Even when a payment method works most of the time, keep a backup. Budget travelers lose money when a failed payment forces them into a more expensive last-minute option. This is especially relevant for transport booking, where timing matters.

Tip 3: Don’t confuse convenience with value

A corner cafe near a scenic street is convenient. It is not automatically good value. The same applies to taxis, airport transfers, and tourist-area restaurants. Ask whether you are paying for real utility or just avoiding a little friction.

Tip 4: Look at the whole day, not just the meal

A cheap lunch does not rescue a day where you spent too much on transport, entry fees, and drinks. Good budget travel looks at the full day’s pattern. If the day is mostly metro, local food, and one major paid item, the budget stays stable.

Tip 5: Save on the boring parts so the highlights feel better

If you spend carefully on transit, breakfast, and lodging, you create room for the experiences you actually care about. That may mean a better museum ticket, a nicer regional dinner, or a more comfortable train seat on a longer leg.

Common mistakes first-time visitors make

  1. Booking a hotel by price alone.
  2. Assuming every city works the same way.
  3. Ignoring station location.
  4. Buying too many drinks and snacks on the move.
  5. Over-relying on taxis because they feel easy.

The fix is to keep the trip simple. China is large, but budget travel works when your decisions are consistent.

FAQ

Is China cheap to travel in?

It can be very cheap, but only if you make a few smart choices. Public transport, local food, and mid-range budget accommodation can keep costs down. The trip gets more expensive when you rely on taxis, tourist restaurants, and poorly located hotels.

Is high-speed rail worth it if I’m on a budget?

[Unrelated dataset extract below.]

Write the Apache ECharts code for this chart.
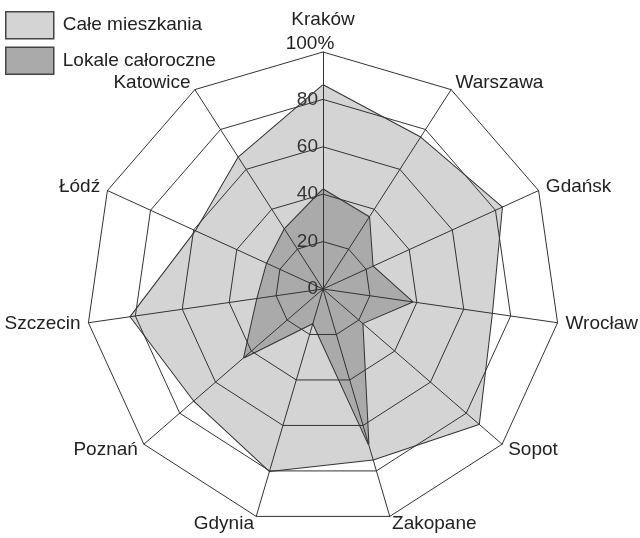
<!DOCTYPE html>
<html>
<head>
<meta charset="utf-8">
<script src="https://cdn.jsdelivr.net/npm/echarts@6/dist/echarts.min.js"></script>
<style>
  html, body { margin: 0; padding: 0; background: #fff; }
  #chart { width: 640px; height: 538px; }
</style>
</head>
<body>
<div id="chart"></div>
<script>
// miasta, zgodnie z ruchem wskazówek zegara od góry
const cities = ['Kraków', 'Warszawa', 'Gdańsk', 'Wrocław', 'Sopot', 'Zakopane',
                'Gdynia', 'Poznań', 'Szczecin', 'Łódź', 'Katowice']
const seriesNames = ['Całe mieszkania', 'Lokale całoroczne']
const caleMieszkania = [86, 76, 83, 72, 87, 75, 80, 72, 82, 59, 66]
const lokaleCaloroczne = [42, 36, 23, 38, 22, 68, 15, 44, 28, 26, 30]
const ringTicks = [0, 20, 40, 60, 80, 100]

// echarts idzie przeciwnie do zegara, więc odwracamy kolejność (poza pierwszym)
function ccw(arr) {
    return [arr[0]].concat(arr.slice(1).reverse())
}

const indicators = ccw(cities).map((name, i) => {
    let ind = { name: name, min: ringTicks[0], max: ringTicks[ringTicks.length - 1] }
    if (i === 0) {
        // tylko oś Krakowa ma podpisy wartości
        ind.axisLabel = { show: true }
        ind.nameGap = -4
    }
    return ind
})

let option = {
    animation: false,
    legend: {
        orient: 'vertical',
        left: 0,
        top: 6,
        itemWidth: 48,
        itemHeight: 27,
        itemGap: 7,
        icon: 'rect',
        itemStyle: { borderColor: '#444', borderWidth: 1.5 },
        textStyle: { fontSize: 19, color: '#222', fontFamily: 'Liberation Sans', padding: [0, 0, 0, 4] },
        data: seriesNames
    },
    radar: {
        z: 3,
        center: [323, 289],
        radius: 237,
        startAngle: 90,
        shape: 'polygon',
        splitNumber: ringTicks.length - 1,
        indicator: indicators,
        axisName: {
            color: '#222',
            fontSize: 19,
            lineHeight: 24,
            fontFamily: 'Liberation Sans',
            formatter: name => name === cities[0] ? name + '\n{p|' + ringTicks[ringTicks.length - 1] + '%}' : name,
            rich: {
                p: { fontSize: 19, lineHeight: 24, color: '#222', fontFamily: 'Liberation Sans', padding: [0, 26, 0, 0] }
            }
        },
        nameGap: 8,
        axisLine: { lineStyle: { color: '#333', width: 1 } },
        splitLine: { lineStyle: { color: '#333', width: 1 } },
        splitArea: { show: false },
        axisTick: { show: false },
        axisLabel: {
            show: false,
            color: '#333',
            fontSize: 19,
            fontFamily: 'Liberation Sans',
            margin: 5,
            padding: [0, 0, 10, 0],
            formatter: v => v === ringTicks[ringTicks.length - 1] ? '' : v
        }
    },
    series: [{
        type: 'radar',
        symbol: 'none',
        data: [
            {
                name: seriesNames[0],
                value: ccw(caleMieszkania),
                itemStyle: { color: '#d4d4d4' },
                lineStyle: { color: '#333', width: 2 },
                areaStyle: { color: '#d4d4d4', opacity: 1 }
            },
            {
                name: seriesNames[1],
                value: ccw(lokaleCaloroczne),
                itemStyle: { color: '#aaaaaa' },
                lineStyle: { color: '#333', width: 2 },
                areaStyle: { color: '#aaaaaa', opacity: 1 }
            }
        ]
    }]
}

let chartDom = echarts.init(document.querySelector('#chart'))
chartDom.setOption(option)
</script>
</body>
</html>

Usually yes for medium distances. It is often faster, easier, and better value than flying once you count airport transfers and time. For very long journeys, compare rail, conventional trains, and flights before you decide.

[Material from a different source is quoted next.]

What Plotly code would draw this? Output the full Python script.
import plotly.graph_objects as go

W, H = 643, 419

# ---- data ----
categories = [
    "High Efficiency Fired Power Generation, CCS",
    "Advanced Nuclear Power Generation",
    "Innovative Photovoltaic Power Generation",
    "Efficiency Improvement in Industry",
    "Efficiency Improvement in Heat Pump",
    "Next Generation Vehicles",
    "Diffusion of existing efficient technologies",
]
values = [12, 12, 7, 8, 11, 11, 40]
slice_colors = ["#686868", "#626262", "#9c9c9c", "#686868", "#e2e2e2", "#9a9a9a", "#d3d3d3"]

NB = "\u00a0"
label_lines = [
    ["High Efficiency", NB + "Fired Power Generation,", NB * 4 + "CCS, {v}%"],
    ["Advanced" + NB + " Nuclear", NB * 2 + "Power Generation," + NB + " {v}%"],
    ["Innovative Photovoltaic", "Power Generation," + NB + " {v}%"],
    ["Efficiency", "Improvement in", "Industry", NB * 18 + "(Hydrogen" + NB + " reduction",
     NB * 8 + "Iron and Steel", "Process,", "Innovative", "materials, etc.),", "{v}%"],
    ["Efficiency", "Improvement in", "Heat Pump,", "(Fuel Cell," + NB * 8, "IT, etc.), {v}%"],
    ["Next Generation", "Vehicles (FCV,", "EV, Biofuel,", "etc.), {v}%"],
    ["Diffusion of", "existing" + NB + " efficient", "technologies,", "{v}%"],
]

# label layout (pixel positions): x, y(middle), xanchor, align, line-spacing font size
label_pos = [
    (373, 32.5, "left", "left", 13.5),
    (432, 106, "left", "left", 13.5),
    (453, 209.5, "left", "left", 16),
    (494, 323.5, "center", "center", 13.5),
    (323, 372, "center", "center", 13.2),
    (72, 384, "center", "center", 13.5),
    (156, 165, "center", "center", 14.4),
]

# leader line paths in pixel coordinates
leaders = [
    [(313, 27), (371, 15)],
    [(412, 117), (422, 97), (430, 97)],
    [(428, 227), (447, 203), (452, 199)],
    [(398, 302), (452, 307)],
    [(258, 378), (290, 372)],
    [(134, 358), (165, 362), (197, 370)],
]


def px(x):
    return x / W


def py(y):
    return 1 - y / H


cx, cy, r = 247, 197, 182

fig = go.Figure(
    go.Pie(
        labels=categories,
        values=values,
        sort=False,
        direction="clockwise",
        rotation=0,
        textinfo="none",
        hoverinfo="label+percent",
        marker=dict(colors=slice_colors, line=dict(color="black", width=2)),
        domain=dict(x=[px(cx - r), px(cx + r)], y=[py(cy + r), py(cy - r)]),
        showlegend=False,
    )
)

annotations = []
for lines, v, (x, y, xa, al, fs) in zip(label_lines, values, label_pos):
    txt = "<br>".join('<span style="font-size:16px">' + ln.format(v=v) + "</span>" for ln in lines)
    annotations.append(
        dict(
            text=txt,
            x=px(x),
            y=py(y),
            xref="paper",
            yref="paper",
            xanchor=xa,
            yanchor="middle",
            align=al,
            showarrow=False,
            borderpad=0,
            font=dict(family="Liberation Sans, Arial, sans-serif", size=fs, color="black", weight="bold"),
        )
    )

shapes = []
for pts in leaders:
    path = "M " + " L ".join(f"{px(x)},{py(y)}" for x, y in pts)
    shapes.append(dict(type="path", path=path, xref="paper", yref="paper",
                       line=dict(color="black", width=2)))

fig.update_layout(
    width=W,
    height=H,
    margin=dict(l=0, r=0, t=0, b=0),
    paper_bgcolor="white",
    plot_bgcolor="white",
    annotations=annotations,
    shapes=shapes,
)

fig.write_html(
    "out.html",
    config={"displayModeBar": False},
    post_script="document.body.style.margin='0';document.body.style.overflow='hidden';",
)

What is the cheapest way to eat in China?

Eat where locals eat. Noodle shops, dumpling places, canteens, rice bowls, breakfast stalls, and local set meals are the core budget options. Supermarkets and convenience stores also help keep spending under control between meals.

Are hostels common in China?

Yes, especially in larger cities and popular traveler areas. They can be a strong option for solo travelers and flexible itineraries. If you need more quiet or a more predictable experience, a basic business hotel may be a better value.

How far ahead should I book trains?

For important routes, book as soon as your dates open if possible. Official China Railway guidance currently shows a 15-day pre-sale period, including the travel day. On busy routes, that timing can matter a lot.

Conclusion

Traveling China on a budget is mostly about being deliberate. Use rail and metro instead of defaulting to taxis. Eat the daily local food instead of paying tourist-area markups. Choose a simple stay near transport instead of chasing the lowest headline rate. When those three pieces line up, China becomes much easier to travel cheaply.

If you are building an itinerary, start with the route, then the neighborhoods, then the meals. That order keeps the trip efficient and helps you spend money where it matters most.